Escribo estas líneas sentado a la máquina, dejo que todo el torrente de ideas pase a través de algo, de alguien, porque escribir es la única forma de desaparecer viviendo. La calma de mi biblioteca desnuda me permite cruzar fronteras invisibles y mudas. Pero hay veces que uno se pierde en este mundo tan rápido de las redes sociales. La juventud está engañada en cuanto a la creencia de que hay que hacerles el vacío a quienes lean en vez de ‘instagramear’, de que la ortografía es inútil y quienes hacen que Belén Esteban venda más libros que Vargas Llosa. No encaja con el tiempo en el que vivimos de avances y estudiantes mejor preparados. Ya ni los profesores se salvan de tal alergia. Por no hablar de la ministra de Educación, Isabel Celaá, que el pasado 7 de octubre fue objeto de burlas tras cometer dos faltas de ortografía en menos de 280 caracteres («educacion» y «proximos» sin tilde).

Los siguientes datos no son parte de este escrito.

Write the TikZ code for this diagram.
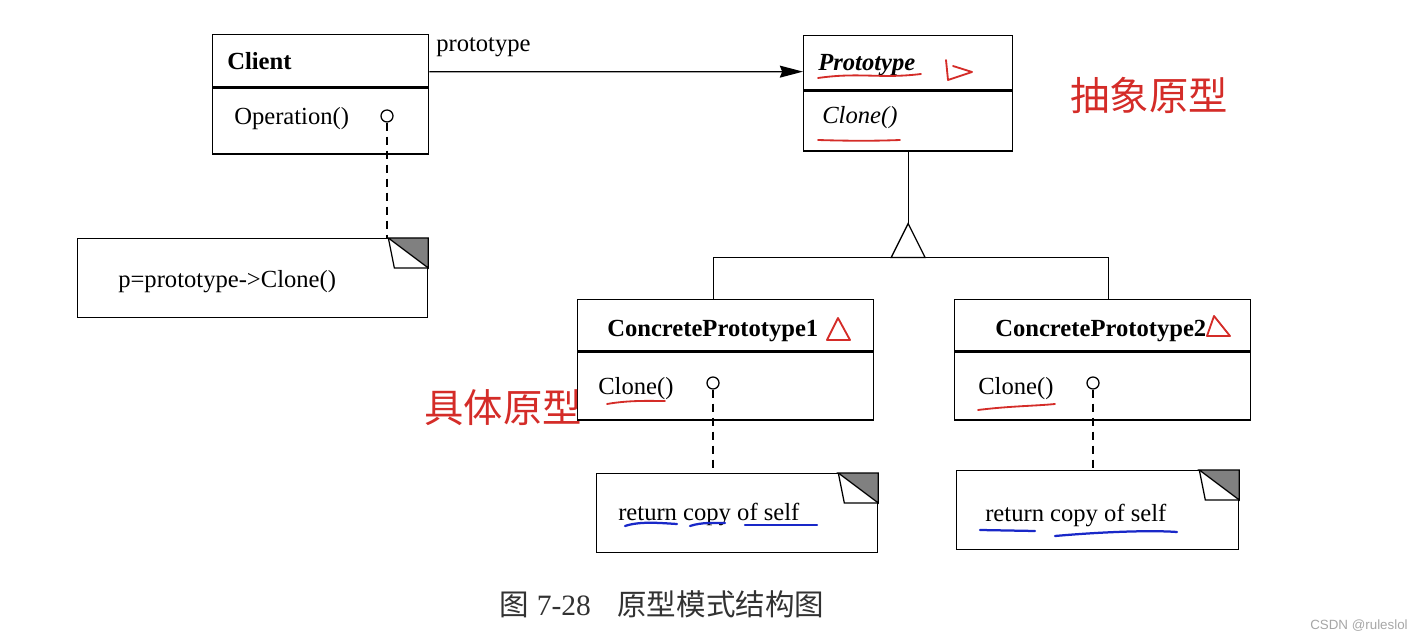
\documentclass[tikz,border=0pt]{standalone}
\usepackage{fontspec}
\setmainfont{Liberation Serif}
\newfontfamily\cjk{Noto Sans CJK SC}
\newfontfamily\wmfont{Liberation Sans}
\usetikzlibrary{arrows.meta}

\definecolor{markred}{RGB}{212,44,40}
\definecolor{markblue}{RGB}{25,40,200}
\definecolor{foldgray}{RGB}{128,128,128}
\definecolor{captiongray}{RGB}{50,50,50}

\tikzset{
  classbox/.style={draw, line width=0.9pt, rectangle, inner sep=0pt, anchor=north west},
  notebox/.style={draw, line width=0.9pt, rectangle, inner sep=0pt, anchor=north west, minimum height=1.975cm},
  txt/.style={inner sep=0pt, anchor=base west, font=\fontsize{17.5}{21}\selectfont},
  lolli/.style={circle, draw, line width=0.9pt, minimum size=0.3cm, inner sep=0pt},
  noteline/.style={line width=0.9pt, dash pattern=on 0.2cm off 0.15cm},
  redmark/.style={draw=markred, line width=1.3pt, line cap=round, line join=round},
  bluemark/.style={draw=markblue, line width=1.6pt, line cap=round},
  redlabel/.style={inner sep=0pt, anchor=west, text=markred, font=\cjk\fontsize{28}{32}\selectfont}
}

\newcommand{\notefold}[1]{%
  \filldraw[fill=foldgray, line width=0.9pt] ([xshift=-1cm]#1.north east) -- (#1.north east) -- ([yshift=-0.75cm]#1.north east) -- cycle;
  \draw[line width=0.9pt] ([xshift=-1cm]#1.north east) -- ([xshift=-0.85cm,yshift=-0.75cm]#1.north east) -- ([yshift=-0.75cm]#1.north east);
}

\begin{document}
\begin{tikzpicture}[x=0.025cm, y=-0.025cm]
\useasboundingbox (0,0) rectangle (1414,642);

% Client
\node (clientH) [classbox, minimum width=5.4cm, minimum height=1.3cm] at (212,34) {};
\node (clientB) [classbox, minimum width=5.4cm, minimum height=1.65cm] at (clientH.south west) {};
\node (clientT) [txt] at (227,70) {\textbf{Client}};
\node (clientOp) [txt] at (234,125) {Operation()};
\node (clientL) [lolli] at (387,116) {};

% Prototype
\node (protoH) [classbox, minimum width=5.225cm, minimum height=1.35cm] at (803,35) {};
\node (protoB) [classbox, minimum width=5.225cm, minimum height=1.5cm] at (protoH.south west) {};
\node (protoT) [txt] at (818,71) {\textbf{\textit{Prototype}}};
\node (protoOp) [txt] at (822,124) {\textit{Clone()}};

% association
\draw[line width=0.9pt, -{Stealth[length=0.58cm, width=0.3cm, inset=0.06cm]}] ([yshift=-0.275cm]clientH.east) -- ([yshift=-0.225cm]protoH.west);
\node (assocT) [txt] at (436,52) {prototype};

% ConcretePrototype1
\node (cp1H) [classbox, minimum width=7.4cm, minimum height=1.275cm] at (577,299) {};
\node (cp1B) [classbox, minimum width=7.4cm, minimum height=1.7cm] at (cp1H.south west) {};
\node (cp1T) [txt] at (607,337) {\textbf{ConcretePrototype1}};
\node (cp1Op) [txt] at (598,395) {Clone()};
\node (cp1L) [lolli] at (713,383) {};

% ConcretePrototype2
\node (cp2H) [classbox, minimum width=7.4cm, minimum height=1.275cm] at (954,299) {};
\node (cp2B) [classbox, minimum width=7.4cm, minimum height=1.7cm] at (cp2H.south west) {};
\node (cp2T) [txt] at (995,337) {\textbf{ConcretePrototype2}};
\node (cp2Op) [txt] at (978,395) {Clone()};
\node (cp2L) [lolli] at (1093,383) {};

% generalization
\draw[line width=0.9pt] (protoB.south) -- ++(0,72) coordinate (apex);
\draw[line width=0.9pt] (apex) -- ++(-17,34) coordinate (baseL) -- ++(34,0) coordinate (baseR) -- cycle;
\draw[line width=0.9pt] ([xshift=-0.3cm]cp1H.north) |- (baseL);
\draw[line width=0.9pt] ([xshift=0.15cm]cp2H.north) |- (baseR);

% notes
\node (noteC) [notebox, minimum width=8.75cm] at (77,238) {};
\node (note1) [notebox, minimum width=7.025cm] at (596,473) {};
\node (note2) [notebox, minimum width=7.05cm] at (956,470) {};
\notefold{noteC}
\notefold{note1}
\notefold{note2}
\node (noteCT) [txt] at (118,288) {p=prototype->Clone()};
\node (note1T) [txt] at (618,520) {return copy of self};
\node (note2T) [txt] at (985,521) {return copy of self};

\draw[noteline] (clientL.south) -- (clientL |- noteC.north);
\draw[noteline] (cp1L.south) -- (cp1L |- note1.north);
\draw[noteline] (cp2L.south) -- (cp2L |- note2.north);

% hand marks
\draw[redmark] (818,78) .. controls (860,72) and (880,79) .. (921,74);
\draw[redmark] (946,60) -- (948,80) -- (972,72) -- (953,66);
\draw[redmark] (818,140) .. controls (850,141) and (875,141) .. (900,140);
\draw[redmark] (838,318) -- (827,340) -- (850,340) -- cycle;
\draw[redmark] (607,404) .. controls (630,400) and (650,401) .. (665,401);
\draw[redmark] (1214,316) -- (1207,336) -- (1230,336) -- cycle;
\draw[redmark] (978,410) .. controls (1010,406) and (1035,406) .. (1055,404);
\draw[bluemark] (625,526) .. controls (640,521) and (660,523) .. (677,524);
\draw[bluemark] (690,526) .. controls (702,522) and (715,523) .. (725,523);
\draw[bluemark] (745,525) -- (817,525);
\draw[bluemark] (980,530) -- (1035,531);
\draw[bluemark] (1055,536) .. controls (1100,532) and (1150,530) .. (1177,532);

\node (absLabel) [redlabel] at (1070,95) {抽象原型};
\node (conLabel) [redlabel] at (424,408) {具体原型};

% caption
\node (caption) [inner sep=0pt, text=captiongray, font=\fontsize{21}{25}\selectfont] at (662,604) {{\cjk 图} 7-28\hspace{0.9em}{\cjk 原型模式结构图}};
\node (wm) [inner sep=0pt, anchor=east, text=gray!70, font=\wmfont\fontsize{9.5}{11}\selectfont] at (1408,626) {CSDN @ruleslol};
\end{tikzpicture}
\end{document}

No es que Celaá no sepa que esas palabras se tildan, sino que el desliz es resultado de la dejación (también con tilde) en el correcto uso del lenguaje. Y si los que enseñan cometen fallos, los escolares los repetirán. Por eso hay que penalizar las faltas ortográficas. Escribir bien ya no está de moda, más bien está mal mirado por el entorno. Pasamos los días sin saber hablar, leer ni escribir. La ortografía es la panoplia del pueblo sin panoplias. Es leyendo como se ataja el problema de las faltas porque se visualizan los signos. ¿Qué pasaría si un médico se olvida un metal en el interior del cuerpo de un paciente después de haber sido intervenido quirúrgicamente? ¿Verdad que se trataría de una imprudencia grave? Pues eso mismo ocurre en el uso del lenguaje si escribimos, por ejemplo, «llendo a comprar» en vez de su uso correcto «yendo a comprar». En este caso no jugamos con la vida de una persona, pero fabricamos pardillos que andan descarriados, como las ovejas en medio de una ciudad. ¡Uf…! Menudo rollo tío.